### Raw data
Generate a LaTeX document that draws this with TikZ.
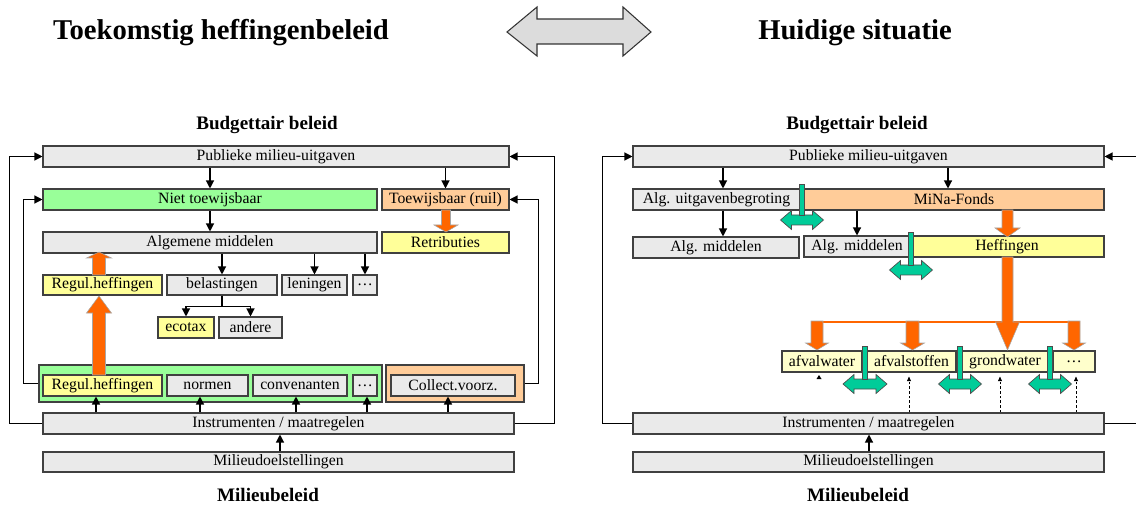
\documentclass[tikz,border=0pt]{standalone}
\usepackage{fontspec}
\setmainfont{Liberation Serif}
\usetikzlibrary{arrows.meta}

\definecolor{boxgray}{HTML}{EAEAEA}
\definecolor{boxline}{HTML}{404040}
\definecolor{lgreen}{HTML}{99FF99}
\definecolor{peach}{HTML}{FFCC99}
\definecolor{lyellow}{HTML}{FFFF99}
\definecolor{pyellow}{HTML}{FFFFCC}
\definecolor{blockorange}{HTML}{FF6600}
\definecolor{swapgreen}{HTML}{00CC99}
\definecolor{bigarrow}{HTML}{DCDCDC}

% box: name, style, x1, y1, x2, y2, text (pixel grid, y downwards)
\newcommand\mkbox[7]{%
  \node[box,#2,minimum width={(#5-#3)*0.75pt},minimum height={(#6-#4)*0.75pt}]
    (#1) at ({(#3+#5)/2},{(#4+#6)/2}) {#7};}
% vertical block arrow: x, y start, y head base, y tip, shaft half width, head half width
\newcommand\varrow[6]{%
  \filldraw[blockarr] ({#1-#5},#2) -- ({#1-#5},#3) -- ({#1-#6},#3) -- (#1,#4)
    -- ({#1+#6},#3) -- ({#1+#5},#3) -- ({#1+#5},#2) -- cycle;}
% exchange marker: bar centre x, bar top y, arrow centre y, arrow half length
\newcommand\swapmark[4]{%
  \filldraw[swapfill] ({#1-#4},#3) -- ({#1-#4+11},{#3-9.5}) -- ({#1-#4+11},{#3-5})
    -- ({#1+#4-11},{#3-5}) -- ({#1+#4-11},{#3-9.5}) -- ({#1+#4},#3)
    -- ({#1+#4-11},{#3+9.5}) -- ({#1+#4-11},{#3+5}) -- ({#1-#4+11},{#3+5})
    -- ({#1-#4+11},{#3+9.5}) -- cycle;
  \filldraw[swapfill] ({#1-2.2},#2) rectangle ({#1+2.2},{#3-5});}

\tikzset{
  box/.style={draw=boxline, line width=0.8pt, inner sep=0pt, fill=boxgray,
    font=\fontsize{11.8}{14}\selectfont},
  arr/.style={-{Triangle[length=6pt,width=6pt]}, line width=0.9pt},
  darr/.style={-{Triangle[length=3.5pt,width=3pt]}, line width=0.5pt, dashed,
    dash pattern=on 2pt off 1.5pt},
  fb/.style={line width=1.1pt},
  blockarr/.style={fill=blockorange, draw=gray!70, line width=0.4pt},
  swapfill/.style={fill=swapgreen, draw=black!70, line width=0.5pt},
  title/.style={font=\fontsize{21.5}{25}\selectfont\bfseries, anchor=base},
  subtitle/.style={font=\fontsize{14.3}{17}\selectfont\bfseries, anchor=base},
}

\begin{document}
\begin{tikzpicture}[x=0.75pt,y=-0.75pt]
\useasboundingbox (0,0) rectangle (1136,506);
\clip (0,0) rectangle (1136,506);

% headings
\node[title] (hl) at (221,40) {Toekomstig heffingenbeleid};
\node[title] (hr) at (855,40) {Huidige situatie};
\filldraw[fill=bigarrow, draw=black!80, line width=0.8pt]
  (507,32) -- (537,7) -- (537,19) -- (623,19) -- (623,7) -- (651,32)
  -- (623,56) -- (623,44) -- (537,44) -- (537,56) -- cycle;

% ---------------- left panel ----------------
\node[subtitle] (bbl) at (267,130) {Budgettair beleid};
\node[subtitle] (mbl) at (268,501) {Milieubeleid};

\mkbox{pubL}{}{43}{146}{509}{167}{Publieke milieu-uitgaven}
\mkbox{ntw}{fill=lgreen}{43}{189}{377}{210}{Niet toewijsbaar}
\mkbox{tw}{fill=peach}{382}{189}{509}{210}{Toewijsbaar (ruil)}
\mkbox{alg}{}{43}{232}{377}{253}{Algemene middelen}
\mkbox{ret}{fill=lyellow}{382}{232}{509}{253}{Retributies}
\mkbox{reg1}{fill=lyellow}{43}{275}{162}{295}{Regul.heffingen}
\mkbox{bel}{}{167}{275}{277}{295}{belastingen}
\mkbox{len}{}{282}{275}{347}{295}{leningen}
\mkbox{dotsA}{}{353}{275}{377}{295}{…}
\mkbox{eco}{fill=lyellow}{158}{317}{214}{338}{ecotax}
\mkbox{and}{}{219}{317}{282}{338}{andere}

\mkbox{gcont}{fill=lgreen}{39}{365}{382}{402}{}
\mkbox{ocont}{fill=peach}{386}{365}{524}{402}{}
\mkbox{reg2}{fill=lyellow}{43}{375}{162}{396}{Regul.heffingen}
\mkbox{norm}{}{167}{375}{248}{396}{normen}
\mkbox{conv}{}{253}{375}{347}{396}{convenanten}
\mkbox{dotsB}{}{353}{375}{377}{396}{…}
\mkbox{coll}{}{391}{375}{515}{396}{Collect.voorz.}
\mkbox{instrL}{}{43}{413}{514}{434}{Instrumenten / maatregelen}
\mkbox{mdL}{}{43}{452}{514}{472}{Milieudoelstellingen}

% flows downwards
\draw[arr] (pubL.south -| ntw.north) -- (ntw.north);
\draw[arr] (pubL.south -| tw.north) -- (tw.north);
\draw[arr] (ntw.south) -- (alg.north);
\draw[arr] (alg.south -| bel.north) -- (bel.north);
\draw[arr] (alg.south -| len.north) -- (len.north);
\draw[arr] (alg.south -| dotsA.north) -- (dotsA.north);
\draw[arr] (bel.south) -- ++(0,11) -| (eco.north);
\draw[arr] (bel.south) -- ++(0,11) -| (and.north);

% instruments feed the boxes above
\draw[arr] (instrL.north -| 96,0) -- (reg2.south -| 96,0);
\draw[arr] (instrL.north -| 200,0) -- (norm.south -| 200,0);
\draw[arr] (instrL.north -| 296,0) -- (conv.south -| 296,0);
\draw[arr] (instrL.north -| 367,0) -- (dotsB.south -| 367,0);
\draw[arr] (instrL.north -| 448,0) -- (coll.south -| 448,0);
\draw[arr] (mdL.north -| 280,0) -- (instrL.south -| 280,0);

% feedback loops
\draw[fb,arr] (instrL.west) -- ++(-33,0) |- (pubL.west);
\draw[fb,arr] (gcont.west) -- ++(-15,0) |- (ntw.west);
\draw[fb,arr] (instrL.east) -- ++(40,0) |- (pubL.east);
\draw[fb,arr] (ocont.east) -- ++(14,0) |- (tw.east);

% revenue block arrows
\varrow{446}{210}{225}{232}{4.5}{12}
\varrow{99}{275}{258}{252}{6.5}{12.5}
\varrow{99}{375}{313}{296}{6.5}{12.5}

% ---------------- right panel ----------------
\node[subtitle] (bbr) at (857,130) {Budgettair beleid};
\node[subtitle] (mbr) at (858,501) {Milieubeleid};

\mkbox{pubR}{}{633}{146}{1104}{167}{Publieke milieu-uitgaven}
\mkbox{aub}{}{633}{189}{800}{210}{Alg. uitgavenbegroting}
\mkbox{mina}{fill=peach}{804}{189}{1104}{210}{MiNa-Fonds}
\mkbox{amA}{}{633}{237}{799}{258}{Alg. middelen}
\mkbox{amB}{}{804}{236}{910}{257}{Alg. middelen}
\mkbox{hef}{fill=lyellow}{910}{236}{1104}{257}{Heffingen}
\mkbox{awat}{fill=pyellow}{782}{351}{862}{372}{afvalwater}
\mkbox{asto}{fill=pyellow}{867}{351}{956}{372}{afvalstoffen}
\mkbox{gwat}{fill=pyellow}{962}{351}{1048}{372}{grondwater}
\mkbox{dotsC}{fill=pyellow}{1053}{351}{1095}{372}{…}
\mkbox{instrR}{}{633}{413}{1104}{434}{Instrumenten / maatregelen}
\mkbox{mdR}{}{633}{452}{1104}{472}{Milieudoelstellingen}

\draw[arr] (pubR.south -| 723,0) -- (aub.north -| 723,0);
\draw[arr] (pubR.south -| 948,0) -- (mina.north -| 948,0);
\draw[arr] (aub.south -| 723,0) -- (amA.north -| 723,0);
\draw[arr] (mina.south -| 857,0) -- (amB.north -| 857,0);
\draw[arr] (mdR.north -| 869,0) -- (instrR.south -| 869,0);

% weak links from the instruments
\draw[darr,shorten >=3pt] (instrR.north -| 909,0) -- (asto.south -| 909,0);
\draw[darr,shorten >=3pt] (instrR.north -| 1000,0) -- (gwat.south -| 1000,0);
\draw[darr,shorten >=3pt] (instrR.north -| 1076,0) -- (dotsC.south -| 1076,0);
\fill (816.5,379) -- (821.5,379) -- (819,375) -- cycle;

% feedback loops
\draw[fb,arr] (instrR.west) -- ++(-30,0) |- (pubR.west);
\draw[fb,arr] (instrR.east) -- ++(50,0) |- (pubR.east);

% levy flows
\varrow{1007.5}{210}{228}{237}{5.5}{12.5}
\draw[blockorange, line width=1.6pt] (817,322) -- (1080,322);
\varrow{1007.5}{257}{322}{350}{5.5}{12}
\varrow{817}{321}{343}{350}{6}{11.5}
\varrow{912.5}{321}{343}{350}{6.5}{12}
\varrow{1074}{321}{343}{350}{6}{11.5}

% exchange markers between budgets
\swapmark{802}{184}{220}{21.5}
\swapmark{911}{232}{270}{21.5}
\swapmark{865}{346}{384}{22}
\swapmark{960}{346}{384}{21.5}
\swapmark{1050}{346}{384}{21.5}
\end{tikzpicture}
\end{document}
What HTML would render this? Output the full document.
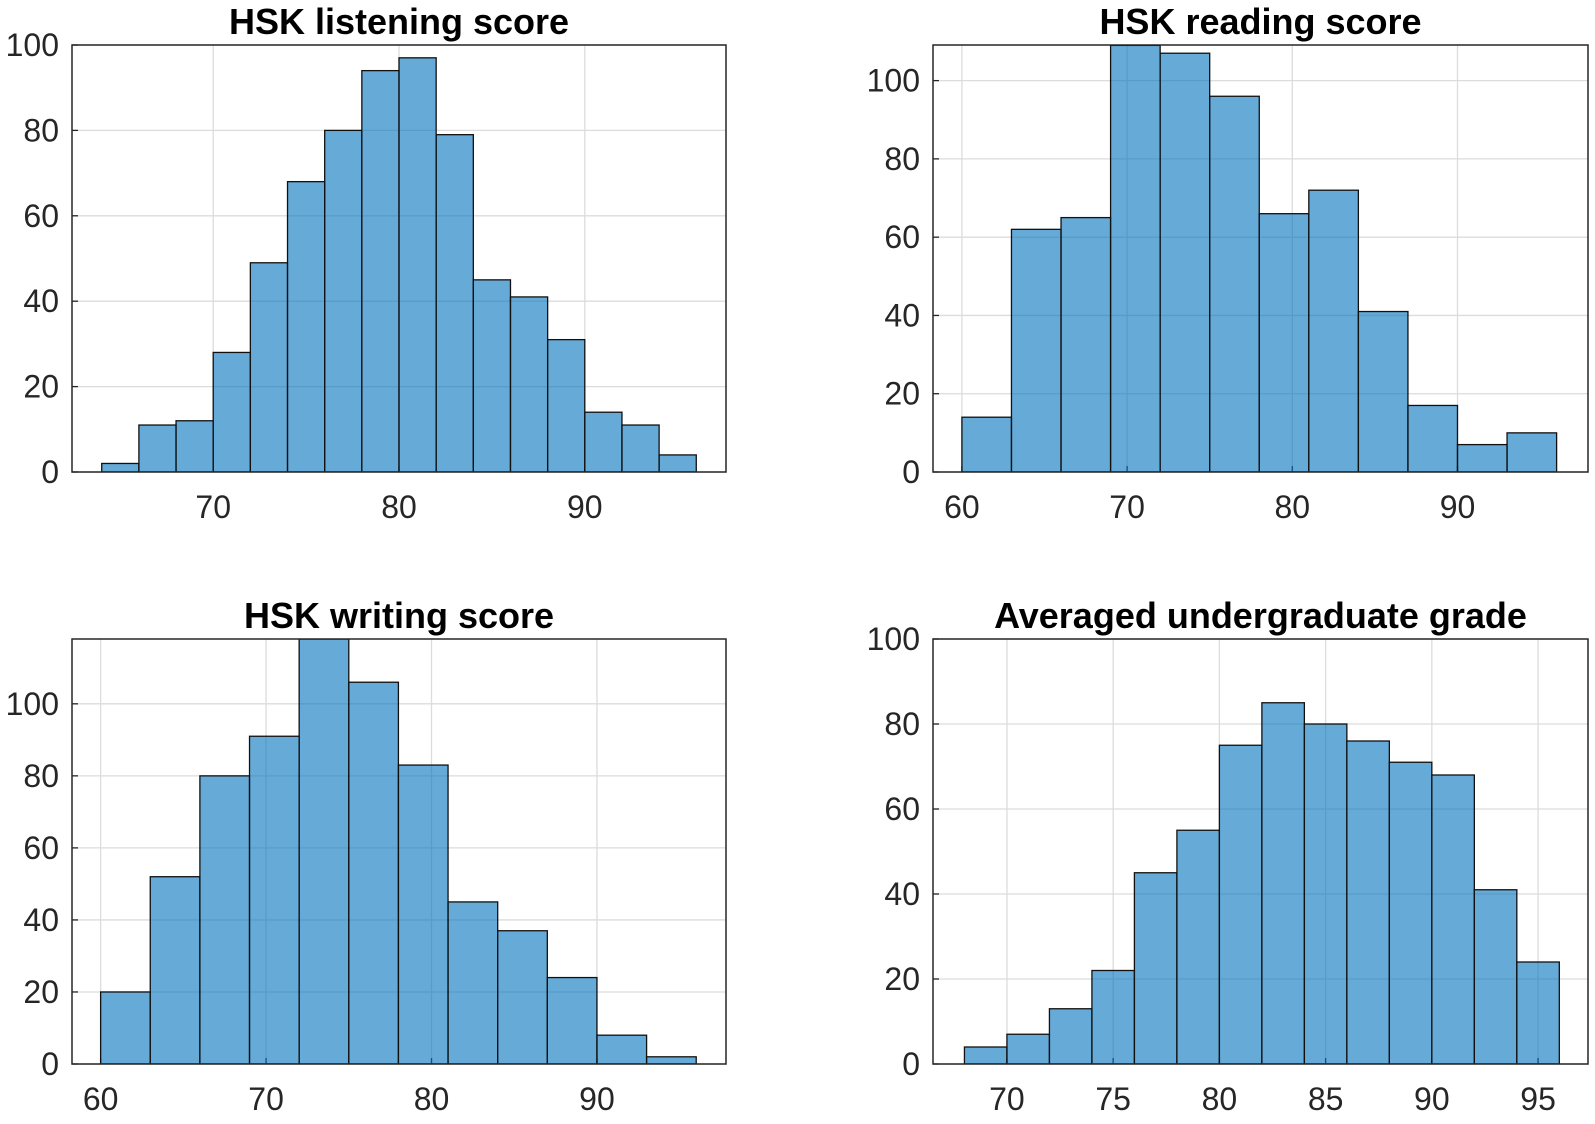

### Given exercise
Pull every line containing "HTML" from the data.

### Full output
\definecolor{boxgray}{HTML}{EAEAEA}
\definecolor{boxline}{HTML}{404040}
\definecolor{lgreen}{HTML}{99FF99}
\definecolor{peach}{HTML}{FFCC99}
\definecolor{lyellow}{HTML}{FFFF99}
\definecolor{pyellow}{HTML}{FFFFCC}
\definecolor{blockorange}{HTML}{FF6600}
\definecolor{swapgreen}{HTML}{00CC99}
\definecolor{bigarrow}{HTML}{DCDCDC}
What HTML would render this? Output the full document.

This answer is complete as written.